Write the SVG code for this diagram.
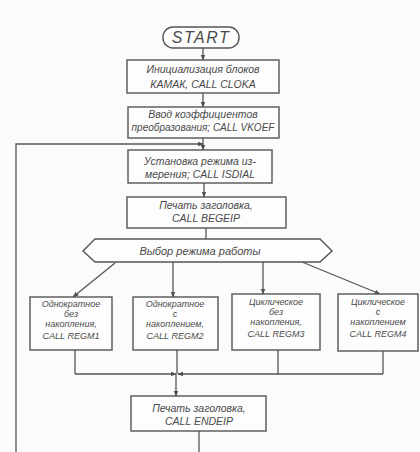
<svg xmlns="http://www.w3.org/2000/svg" width="420" height="452" viewBox="0 0 420 452">
<defs>
<marker id="ah" viewBox="0 0 10 10" refX="9" refY="5" markerWidth="6" markerHeight="6" orient="auto" markerUnits="userSpaceOnUse"><path d="M0,1 L10,5 L0,9 z" fill="#505050"/></marker>
</defs>
<style>
.b{fill:#fdfdfd;stroke:#555;stroke-width:1.4}
.c{fill:none;stroke:#555;stroke-width:1.3}
.t{font-family:"Liberation Sans",Arial,sans-serif;font-style:italic;fill:#4a4a4a;text-anchor:middle}
.m{font-size:10.5px}
.s{font-size:9px}
</style>
<rect width="420" height="452" fill="#fbfbfb"/>
<g id="connectors">
<line class="c" x1="203" y1="48" x2="203" y2="60" marker-end="url(#ah)"/>
<line class="c" x1="203" y1="93" x2="203" y2="107" marker-end="url(#ah)"/>
<line class="c" x1="203" y1="138" x2="203" y2="150" marker-end="url(#ah)"/>
<polyline class="c" points="16,452 16,144 203,144" marker-end="url(#ah)"/>
<line class="c" x1="204" y1="183" x2="204" y2="197" marker-end="url(#ah)"/>
<line class="c" x1="206" y1="228" x2="206" y2="239"/>
<line class="c" x1="115" y1="263" x2="73" y2="297" marker-end="url(#ah)"/>
<line class="c" x1="173" y1="262" x2="173" y2="297" marker-end="url(#ah)"/>
<line class="c" x1="263" y1="262" x2="263" y2="294" marker-end="url(#ah)"/>
<line class="c" x1="302" y1="262" x2="380" y2="294" marker-end="url(#ah)"/>
<line class="c" x1="75" y1="350" x2="75" y2="374"/>
<line class="c" x1="177" y1="350" x2="177" y2="374"/>
<line class="c" x1="278" y1="350" x2="278" y2="374"/>
<line class="c" x1="383" y1="351" x2="383" y2="374"/>
<line class="c" x1="75" y1="374" x2="176" y2="374" marker-end="url(#ah)"/>
<line class="c" x1="383" y1="374" x2="178" y2="374" marker-end="url(#ah)"/>
<line class="c" x1="176" y1="374" x2="176" y2="396" marker-end="url(#ah)"/>
<line class="c" x1="199" y1="431" x2="199" y2="452"/>
</g>
<g id="start">
<rect class="b" x="163" y="27" width="76" height="21" rx="10" ry="10"/>
<text class="t" x="201" y="43" font-size="16" letter-spacing="1.5">START</text>
</g>
<g id="init">
<rect class="b" x="127" y="60" width="152" height="33"/>
<text class="t m" x="203" y="73">Инициализация блоков</text>
<text class="t m" x="203" y="88">КАМАК, CALL CLOKA</text>
</g>
<g id="koef">
<rect class="b" x="128" y="107" width="151" height="31"/>
<text class="t m" x="203" y="118">Ввод коэффициентов</text>
<text class="t" font-size="10" x="203" y="131">преобразования; CALL VKOEF</text>
</g>
<g id="mode">
<rect class="b" x="128" y="150" width="144" height="33"/>
<text class="t m" x="200" y="165">Установка режима из-</text>
<text class="t m" x="200" y="178">мерения; CALL ISDIAL</text>
</g>
<g id="head1">
<rect class="b" x="127" y="197" width="159" height="31"/>
<text class="t m" x="206" y="209">Печать заголовка,</text>
<text class="t m" x="206" y="222">CALL BEGEIP</text>
</g>
<g id="select">
<polygon class="b" points="83,251 95,239 320,239 332,251 320,262 95,262"/>
<text class="t" x="200" y="255" font-size="11">Выбор режима работы</text>
</g>
<g id="regm1">
<rect class="b" x="30" y="297" width="82" height="53"/>
<text class="t s" x="71" y="307">Однократное</text>
<text class="t s" x="71" y="317">без</text>
<text class="t s" x="71" y="327">накопления,</text>
<text class="t s" x="71" y="339">CALL REGM1</text>
</g>
<g id="regm2">
<rect class="b" x="133" y="297" width="85" height="53"/>
<text class="t s" x="175" y="307">Однократное</text>
<text class="t s" x="175" y="317">с</text>
<text class="t s" x="175" y="327">накоплением,</text>
<text class="t s" x="175" y="339">CALL REGM2</text>
</g>
<g id="regm3">
<rect class="b" x="232" y="294" width="88" height="56"/>
<text class="t s" x="276" y="305">Циклическое</text>
<text class="t s" x="276" y="315">без</text>
<text class="t s" x="276" y="325">накопления,</text>
<text class="t s" x="276" y="337">CALL REGM3</text>
</g>
<g id="regm4">
<rect class="b" x="338" y="294" width="80" height="57"/>
<text class="t s" x="378" y="305">Циклическое</text>
<text class="t s" x="378" y="315">с</text>
<text class="t s" x="378" y="325">накоплением</text>
<text class="t s" x="378" y="337">CALL REGM4</text>
</g>
<g id="head2">
<rect class="b" x="131" y="396" width="135" height="35"/>
<text class="t m" x="199" y="412">Печать заголовка,</text>
<text class="t m" x="199" y="425">CALL ENDEIP</text>
</g>
</svg>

---+---

- WHAT YOU ARE ASKED TO DO: Please write out all of the material above without changing a word, and omit any pictures.

- RESPONSE TO THIS TASK:
Write the SVG code for this diagram.
<svg xmlns="http://www.w3.org/2000/svg" width="420" height="452" viewBox="0 0 420 452">
<defs>
<marker id="ah" viewBox="0 0 10 10" refX="9" refY="5" markerWidth="6" markerHeight="6" orient="auto" markerUnits="userSpaceOnUse"><path d="M0,1 L10,5 L0,9 z" fill="#505050"/></marker>
</defs>
<style>
.b{fill:#fdfdfd;stroke:#555;stroke-width:1.4}
.c{fill:none;stroke:#555;stroke-width:1.3}
.t{font-family:"Liberation Sans",Arial,sans-serif;font-style:italic;fill:#4a4a4a;text-anchor:middle}
.m{font-size:10.5px}
.s{font-size:9px}
</style>
<rect width="420" height="452" fill="#fbfbfb"/>
<g id="connectors">
<line class="c" x1="203" y1="48" x2="203" y2="60" marker-end="url(#ah)"/>
<line class="c" x1="203" y1="93" x2="203" y2="107" marker-end="url(#ah)"/>
<line class="c" x1="203" y1="138" x2="203" y2="150" marker-end="url(#ah)"/>
<polyline class="c" points="16,452 16,144 203,144" marker-end="url(#ah)"/>
<line class="c" x1="204" y1="183" x2="204" y2="197" marker-end="url(#ah)"/>
<line class="c" x1="206" y1="228" x2="206" y2="239"/>
<line class="c" x1="115" y1="263" x2="73" y2="297" marker-end="url(#ah)"/>
<line class="c" x1="173" y1="262" x2="173" y2="297" marker-end="url(#ah)"/>
<line class="c" x1="263" y1="262" x2="263" y2="294" marker-end="url(#ah)"/>
<line class="c" x1="302" y1="262" x2="380" y2="294" marker-end="url(#ah)"/>
<line class="c" x1="75" y1="350" x2="75" y2="374"/>
<line class="c" x1="177" y1="350" x2="177" y2="374"/>
<line class="c" x1="278" y1="350" x2="278" y2="374"/>
<line class="c" x1="383" y1="351" x2="383" y2="374"/>
<line class="c" x1="75" y1="374" x2="176" y2="374" marker-end="url(#ah)"/>
<line class="c" x1="383" y1="374" x2="178" y2="374" marker-end="url(#ah)"/>
<line class="c" x1="176" y1="374" x2="176" y2="396" marker-end="url(#ah)"/>
<line class="c" x1="199" y1="431" x2="199" y2="452"/>
</g>
<g id="start">
<rect class="b" x="163" y="27" width="76" height="21" rx="10" ry="10"/>
<text class="t" x="201" y="43" font-size="16" letter-spacing="1.5">START</text>
</g>
<g id="init">
<rect class="b" x="127" y="60" width="152" height="33"/>
<text class="t m" x="203" y="73">Инициализация блоков</text>
<text class="t m" x="203" y="88">КАМАК, CALL CLOKA</text>
</g>
<g id="koef">
<rect class="b" x="128" y="107" width="151" height="31"/>
<text class="t m" x="203" y="118">Ввод коэффициентов</text>
<text class="t" font-size="10" x="203" y="131">преобразования; CALL VKOEF</text>
</g>
<g id="mode">
<rect class="b" x="128" y="150" width="144" height="33"/>
<text class="t m" x="200" y="165">Установка режима из-</text>
<text class="t m" x="200" y="178">мерения; CALL ISDIAL</text>
</g>
<g id="head1">
<rect class="b" x="127" y="197" width="159" height="31"/>
<text class="t m" x="206" y="209">Печать заголовка,</text>
<text class="t m" x="206" y="222">CALL BEGEIP</text>
</g>
<g id="select">
<polygon class="b" points="83,251 95,239 320,239 332,251 320,262 95,262"/>
<text class="t" x="200" y="255" font-size="11">Выбор режима работы</text>
</g>
<g id="regm1">
<rect class="b" x="30" y="297" width="82" height="53"/>
<text class="t s" x="71" y="307">Однократное</text>
<text class="t s" x="71" y="317">без</text>
<text class="t s" x="71" y="327">накопления,</text>
<text class="t s" x="71" y="339">CALL REGM1</text>
</g>
<g id="regm2">
<rect class="b" x="133" y="297" width="85" height="53"/>
<text class="t s" x="175" y="307">Однократное</text>
<text class="t s" x="175" y="317">с</text>
<text class="t s" x="175" y="327">накоплением,</text>
<text class="t s" x="175" y="339">CALL REGM2</text>
</g>
<g id="regm3">
<rect class="b" x="232" y="294" width="88" height="56"/>
<text class="t s" x="276" y="305">Циклическое</text>
<text class="t s" x="276" y="315">без</text>
<text class="t s" x="276" y="325">накопления,</text>
<text class="t s" x="276" y="337">CALL REGM3</text>
</g>
<g id="regm4">
<rect class="b" x="338" y="294" width="80" height="57"/>
<text class="t s" x="378" y="305">Циклическое</text>
<text class="t s" x="378" y="315">с</text>
<text class="t s" x="378" y="325">накоплением</text>
<text class="t s" x="378" y="337">CALL REGM4</text>
</g>
<g id="head2">
<rect class="b" x="131" y="396" width="135" height="35"/>
<text class="t m" x="199" y="412">Печать заголовка,</text>
<text class="t m" x="199" y="425">CALL ENDEIP</text>
</g>
</svg>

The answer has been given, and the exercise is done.